▶ _MATERIAL SUPPLIED_
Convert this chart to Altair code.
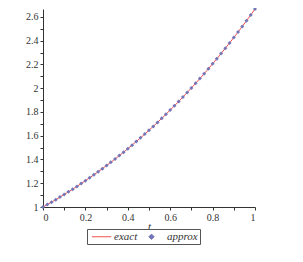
import altair as alt
import pandas as pd

t_vals = [0.00, 0.02, 0.04, 0.06, 0.08, 0.10, 0.12, 0.14, 0.16, 0.18,
          0.20, 0.22, 0.24, 0.26, 0.28, 0.30, 0.32, 0.34, 0.36, 0.38,
          0.40, 0.42, 0.44, 0.46, 0.48, 0.50, 0.52, 0.54, 0.56, 0.58,
          0.60, 0.62, 0.64, 0.66, 0.68, 0.70, 0.72, 0.74, 0.76, 0.78,
          0.80, 0.82, 0.84, 0.86, 0.88, 0.90, 0.92, 0.94, 0.96, 0.98, 1.00]
exact_vals = [1.0000, 1.0202, 1.0408, 1.0618, 1.0833, 1.1052, 1.1275, 1.1503, 1.1735, 1.1972,
              1.2213, 1.2460, 1.2711, 1.2967, 1.3229, 1.3495, 1.3767, 1.4044, 1.4326, 1.4613,
              1.4907, 1.5205, 1.5510, 1.5820, 1.6136, 1.6458, 1.6786, 1.7120, 1.7461, 1.7807,
              1.8160, 1.8519, 1.8885, 1.9257, 1.9636, 2.0022, 2.0414, 2.0813, 2.1220, 2.1633,
              2.2053, 2.2481, 2.2916, 2.3358, 2.3808, 2.4265, 2.4730, 2.5202, 2.5683, 2.6171, 2.6667]
approx_vals = list(exact_vals)
series_names = ["exact", "approx"]

df = pd.DataFrame(
    {"t": t_vals * 2,
     "y": exact_vals + approx_vals,
     "series": [series_names[0]] * len(t_vals) + [series_names[1]] * len(t_vals)}
)

FONT = "Times New Roman, Liberation Serif, serif"
x_ticks = [round(i * 0.1, 1) for i in range(11)]
y_ticks = [round(1 + i * 0.1, 1) for i in range(17)]

color_scale = alt.Scale(domain=series_names, range=["#f05050", "#7276b8"])
shape_scale = alt.Scale(domain=series_names, range=["M-2.5,0H4.8", "diamond"])

lbl = "(round(datum.value*10) % 2 == 0) ? format(datum.value, '~g') : ''"

x_enc = alt.X("t:Q", scale=alt.Scale(domain=[0, 1], nice=False),
              axis=alt.Axis(title="t", values=x_ticks, labelExpr=lbl,
                            titleFontStyle="italic", titleFontWeight="normal",
                            titlePadding=-2, grid=False))
y_enc = alt.Y("y:Q", scale=alt.Scale(domain=[1, 2.6667], nice=False, zero=False),
              axis=alt.Axis(title=None, values=y_ticks, labelExpr=lbl, grid=False))

legend = alt.Legend(title=None, orient="none", direction="horizontal",
                    legendX=44, legendY=220, strokeColor="#555555",
                    padding=2, labelFontStyle="italic", symbolSize=28,
                    symbolOffset=4, labelOffset=10, columnPadding=4,
                    labelLimit=100, symbolStrokeWidth=1)

line = alt.Chart(df).transform_filter(alt.datum.series == "exact").mark_line(
    strokeWidth=1).encode(
    x=x_enc, y=y_enc,
    color=alt.Color("series:N", scale=color_scale, legend=legend),
)
pts = alt.Chart(df).transform_filter(alt.datum.series == "approx").mark_point(
    filled=True, opacity=1, size=16).encode(
    x=x_enc, y=y_enc,
    color=alt.Color("series:N", scale=color_scale, legend=legend),
    shape=alt.Shape("series:N", scale=shape_scale, legend=legend),
)

chart = alt.layer(line, pts).properties(
    width=212, height=198,
    autosize=alt.AutoSizeParams(type="none"),
    padding={"left": 35, "top": 1, "right": 40, "bottom": 40},
).configure_view(stroke=None).configure_axis(
    labelFont=FONT, titleFont=FONT, labelFontSize=10, titleFontSize=11,
    labelColor="#333333", titleColor="#333333", domainColor="#333333",
    tickColor="#333333", tickSize=3, labelPadding=2,
).configure_legend(labelFont=FONT, labelFontSize=11, labelColor="#333333")

chart.save("out.html", embed_options={"renderer": "svg", "actions": False})
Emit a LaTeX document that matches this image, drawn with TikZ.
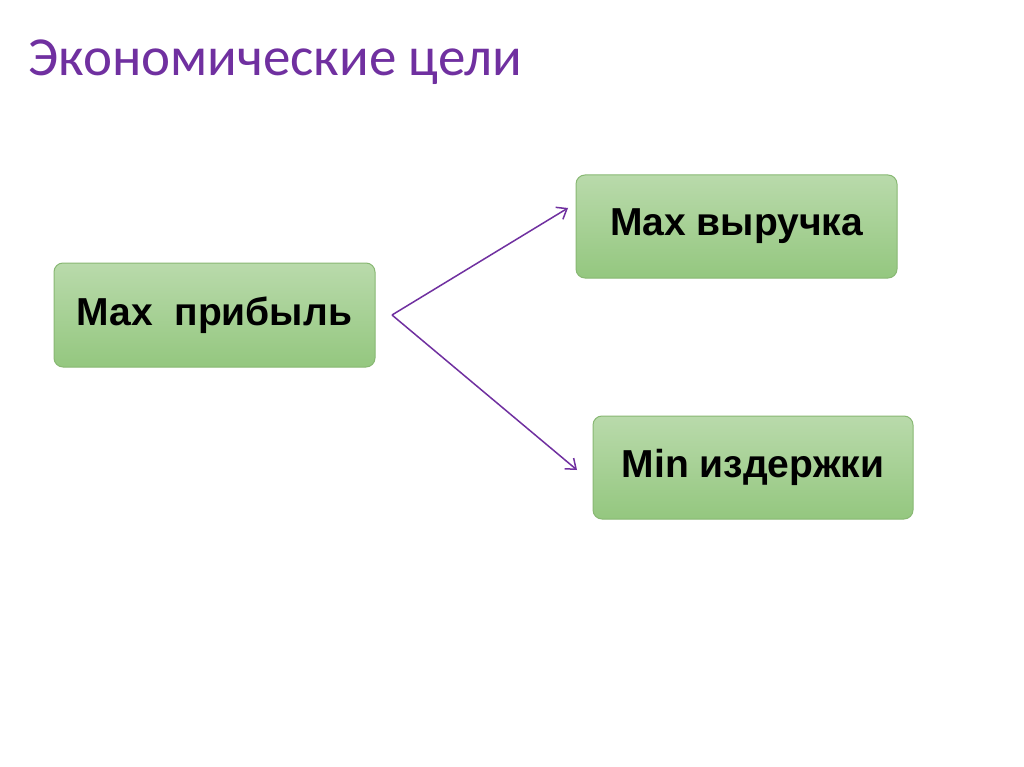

▶ _DIRECTIVE_
Find every line that holds "this" and copy it.

▶ _FINAL RESULT_
Convert this chart to Altair code.
Emit a LaTeX document that matches this image, drawn with TikZ.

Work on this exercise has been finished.